Объясняется данное положение тем, что героические ценности в эпосе по своей природе совершенно не городские, можно даже сказать, антигородские. Для того, чтобы быть героем и побеждать в боях совсем не обязательно жить в городе[24], зато уже состоявшийся герой непременно должен обладать «уделом великим», полученным в награду за подвиги ( например: Il., XII, 310 – 328; VI, 190 – 196; XX, 184sq. etc. ). Гомеровский герой – это всегда землевладелец, причем такой, которому не чужд полевой труд и поэтому выглядит вполне естественным, что Одиссей в известном месте с гордостью хвалится своими навыками в сельских работах:

  «Если б с тобой, Евримах, привелось мне поспорить работой,

    Если б весною, когда продолжительней быть начинают

    Дни, по косе, одинаково острой, обоим нам дали

    В руки, чтоб, вместе работая с самого раннего утра

    Вплоть до вечерней зари, мы траву луговую косили,

    Или, когда бы, запрягши нам в плуг двух быков круторогих,

    Огненных, рослых, откормленных тучной травою, могучей

    Силою равных, равно молодых равно работящих,

    Дали четыре нам поля вспахать для посева, тогда бы

    Сам ты увидел, как быстро бы в длинные борозды плуг мой

    Поле изрезал. А если б войну запалил здесь Кронион

    Зевс и мне дали бы щит, два копья медноострых и медный

    Кованый шлем, чтоб моей голове был надежной защитой,

    Первым в сраженье меня ты тогда бы увидел…»

                                  ( Od., XVIII. 366 – 379. Пер. В. Жуковского )

Характерно, что в этом монологе Одиссей на первое место ставит именно свои навыки в полевых работах, воинскую доблесть отодвигая на второй план. Вообще, гомеровские герои время от времени обнаруживают свою связь с земледелием и отсюда естественно возникает характеристика героя как «рыцаря и крестьянина в одном лице»[25]. При этом нельзя представить себе Одиссея, хвалящегося умением в ремеслах, не говоря уже о торговле, сама мысль о занятии которой была воспринята им как форменное оскорбление[26]. Более того, складывается впечатление, что жить в городе герою вовсе необязательно и он может реализовать свой героический потенциал, попав на поле брани непосредственно «с поля». Так например, Меланипп, который перед троянской войной пас скот, с началом боевых действий отличился среди троянцев, был поселен во дворце у Приама и «чествован был, как сын» ( Il., XV, 546 – 550 ).

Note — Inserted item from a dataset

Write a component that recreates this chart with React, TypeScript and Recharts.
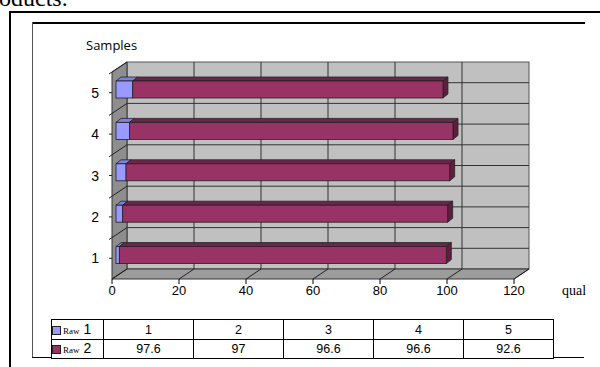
import React from 'react';
import { BarChart, Bar, XAxis, YAxis, ReferenceArea } from 'recharts';

// values
const samples = ['1', '2', '3', '4', '5'];
const raw1 = [1, 2, 3, 4, 5];
const raw2 = [97.6, 97, 96.6, 96.6, 92.6];
const xTicks = [0, 20, 40, 60, 80, 100, 120];

const data = samples.map((s, i) => ({ sample: s, raw1: raw1[i], raw2: raw2[i] }));

// 3d look: wall depth and bar depth
const WALL_DX = 15;
const WALL_DY = -10;
const BAR_SHIFT_X = 4;
const BAR_SHIFT_Y = -3;
const BAR_DX = 5;
const BAR_DY = -4;

const sans = 'Arial, "Liberation Sans", sans-serif';
const serif = '"Times New Roman", "Liberation Serif", serif';

// walls + floor, drawn from the plot rect handed over by ReferenceArea
const Walls = (props: any) => {
  const { x, y, width: w, height: h } = props;
  const bx = x + WALL_DX;
  const by = y + WALL_DY;
  const max = xTicks[xTicks.length - 1];
  const n = samples.length;
  return (
    <g>
      <rect x={bx} y={by} width={w} height={h} fill='#c0c0c0' stroke='#555' strokeWidth={1} />
      {/* horizontal lines on the back wall: band edges and band centres */}
      {Array.from({ length: n * 2 - 1 }, (_, k) => {
        const yy = by + (h * (k + 1)) / (n * 2);
        return <line key={`h${k}`} x1={bx} x2={bx + w} y1={yy} y2={yy} stroke='#333' strokeWidth={1} />;
      })}
      {xTicks.slice(1, -1).map((v) => {
        const xx = bx + (w * v) / max;
        return <line key={`v${v}`} x1={xx} x2={xx} y1={by} y2={by + h} stroke='#333' strokeWidth={1} />;
      })}
      {/* left side wall */}
      <polygon
        points={`${x},${y} ${bx},${by} ${bx},${by + h} ${x},${y + h}`}
        fill='#8e8e8e'
        stroke='#333'
        strokeWidth={1}
      />
      {samples.map((_, k) => {
        const yy = y + (h * k) / n;
        return (
          <g key={`l${k}`}>
            <line x1={x - 3} x2={bx} y1={yy + 2} y2={yy + WALL_DY} stroke='#222' strokeWidth={1} />
            <line x1={x - 3} x2={x} y1={yy + h / n / 2} y2={yy + h / n / 2} stroke='#222' strokeWidth={1} />
          </g>
        );
      })}
      {/* floor */}
      <polygon
        points={`${x},${y + h} ${bx},${by + h} ${bx + w},${by + h} ${x + w},${y + h}`}
        fill='#9c9c9c'
        stroke='#333'
        strokeWidth={1}
      />
      {xTicks.map((v) => {
        const xx = x + (w * v) / max;
        return (
          <line key={`f${v}`} x1={xx} x2={xx + WALL_DX} y1={y + h} y2={y + h + WALL_DY} stroke='#222' strokeWidth={1} />
        );
      })}
    </g>
  );
};

const makeBar = (front: string, top: string, side: string | null) => (props: any) => {
  const { x, y, width, height } = props;
  if (!width || width <= 0) return null;
  const fx = x + BAR_SHIFT_X;
  const fy = y + BAR_SHIFT_Y;
  return (
    <g>
      <polygon
        points={`${fx},${fy} ${fx + BAR_DX},${fy + BAR_DY} ${fx + width + BAR_DX},${fy + BAR_DY} ${fx + width},${fy}`}
        fill={top}
        stroke='#222'
        strokeWidth={0.8}
      />
      {side && (
        <polygon
          points={`${fx + width},${fy} ${fx + width + BAR_DX},${fy + BAR_DY} ${fx + width + BAR_DX},${fy + BAR_DY + height} ${fx + width},${fy + height}`}
          fill={side}
          stroke='#222'
          strokeWidth={0.8}
        />
      )}
      <rect x={fx} y={fy} width={width} height={height} fill={front} stroke='#222' strokeWidth={0.8} />
    </g>
  );
};

const Raw1Shape = makeBar('#9999ff', '#7f7fe0', null);
const Raw2Shape = makeBar('#993366', '#6e2549', '#5e1f3e');

const SampleTick = ({ y, payload }: any) => (
  <text x={99} y={y} textAnchor='end' dominantBaseline='central' fontSize={14} fontFamily={sans} fill='#000'>
    {payload.value}
  </text>
);

const ValueTick = ({ x, y, payload }: any) => (
  <text x={x} y={y} dy='0.71em' textAnchor='middle' fontSize={13} fontFamily={sans} fill='#000'>
    {payload.value}
  </text>
);

const swatch = (color: string) => (
  <span
    style={{
      display: 'inline-block',
      width: 7,
      height: 7,
      background: color,
      border: '1px solid #222',
      marginRight: 2,
      verticalAlign: 'middle',
    }}
  />
);

const cell: React.CSSProperties = {
  border: '1px solid #000',
  padding: 0,
  width: 89,
  textAlign: 'center',
  fontFamily: sans,
  fontSize: 12.5,
  lineHeight: '16px',
};

export default function App() {
  const rows = [
    { name: '1', color: '#9999ff', values: raw1 },
    { name: '2', color: '#993366', values: raw2 },
  ];
  return (
    <div
      style={{
        position: 'absolute',
        left: 0,
        top: 0,
        width: 600,
        height: 367,
        overflow: 'hidden',
        background: '#fff',
      }}
    >
      {/* caption remnant at the top of the scan */}
      <div style={{ position: 'absolute', left: -1, top: -14, fontFamily: serif, fontSize: 24, lineHeight: 1 }}>
        oducts.
      </div>
      {/* frames */}
      <div style={{ position: 'absolute', left: 9, top: 11, width: 591, height: 2, background: '#000' }} />
      <div style={{ position: 'absolute', left: 9, top: 11, width: 2, height: 356, background: '#000' }} />
      <div style={{ position: 'absolute', left: 32, top: 22, width: 553, height: 2, background: '#000' }} />
      <div style={{ position: 'absolute', left: 32, top: 22, width: 1, height: 336, background: '#555' }} />
      <div style={{ position: 'absolute', left: 32, top: 357, width: 552, height: 1, background: '#000' }} />

      <div style={{ position: 'absolute', left: 86, top: 36, fontFamily: '"Open Sans", sans-serif', fontSize: 13 }}>
        Samples
      </div>
      <div style={{ position: 'absolute', left: 562, top: 283, fontFamily: serif, fontSize: 14 }}>qual</div>

      <div style={{ position: 'absolute', left: 0, top: 0 }}>
        <BarChart
          width={600}
          height={367}
          data={data}
          layout='vertical'
          margin={{ top: 72, right: 86, bottom: 58, left: 82 }}
          barSize={17}
        >
          <XAxis
            type='number'
            domain={[0, 120]}
            ticks={xTicks}
            interval={0}
            axisLine={false}
            tickLine={{ stroke: '#000' }}
            tickSize={5}
            tick={<ValueTick />}
            height={30}
          />
          <YAxis
            type='category'
            dataKey='sample'
            reversed
            width={30}
            axisLine={false}
            tickLine={false}
            tick={<SampleTick />}
          />
          <ReferenceArea x1={0} x2={120} shape={<Walls />} fillOpacity={1} />
          <Bar dataKey='raw1' stackId='a' isAnimationActive={false} shape={<Raw1Shape />} />
          <Bar dataKey='raw2' stackId='a' isAnimationActive={false} shape={<Raw2Shape />} />
        </BarChart>
      </div>

      <table
        style={{
          position: 'absolute',
          left: 51,
          top: 319,
          borderCollapse: 'collapse',
          background: '#fff',
        }}
      >
        <tbody>
          {rows.map((r, ri) => (
            <tr key={r.name} style={{ height: ri === 0 ? 20 : 18 }}>
              <td style={{ ...cell, width: 51, textAlign: 'left', whiteSpace: 'nowrap' }}>
                {swatch(r.color)}
                <span style={{ fontFamily: serif, fontSize: 9 }}>Raw</span>
                <span style={{ fontSize: 14 }}> {r.name}</span>
              </td>
              {r.values.map((v, i) => (
                <td key={i} style={cell}>
                  {v}
                </td>
              ))}
            </tr>
          ))}
        </tbody>
      </table>
    </div>
  );
}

Такая  «сельская» ориентация гомеровских воинов своеобразно проявляется и в знаменитом эпизоде с куском железа, представленным в качестве награды на состязаниях, устроенных Ахиллом в честь павшего Патрокла. По замечанию Гомера, этого куска должно было хватить на целых пять лет, так что ни пахарю, ни пастырю не понадобилось бы идти в город за железом ( Il., XXIII, 828 – 836 ). С одной стороны, это место и в самом деле можно рассматривать как единственное во всем эпосе указание на город как на «средоточие ремесла и торговли»[27], а с другой стороны, оно еще раз демонстрирует ценностный приоритет сельского образа жизни, ведь отсутствие необходимости идти в город за железом преподносится как очевидное благо[28]. Одним словом, как сельский труд, так и сельский образ жизни естественно попадают в орбиту эпических достоинств и никак еще не противостоят городу[29]. Вместе с тем, очевидно, что и сам героический идеал Гомера по своей сути – целиком сельский и как таковой совершенно не нуждается в городе. Следовательно, нет ничего удивительного в том, что город сам по себе не представляет никакой ценности в эпосе.

Ценностью для Гомера является не город как таковой, а совместное проживание людей и совместное решение ими общих проблем. Во всяком случае, такой вывод можно сделать на основании описания циклопов в «Одиссее»:

           «Далее поплыли мы, сокрушенные сердцем, и в землю

            Прибыли сильных, свирепых, не знающих правды циклопов.

            Там беззаботно они, под защитой бессмертных имея

            Все, ни руками не сеют, ни плугом не пашут; земля там

            Тучная, щедро сама без паханья и сева дает им

            Рожь и пшено, и ячмень, и роскошных кистей винограда

            Полные лозы, и сам их Кронион дождем оплождает. 

  Нет между ними ни сходбищ народных, ни общих советов;

  В темных пещерах они иль на горных вершинах высоких

  Вольно живут; над женой и детьми безотчетно там каждый

  Властвует, зная себя самого, о других не заботясь»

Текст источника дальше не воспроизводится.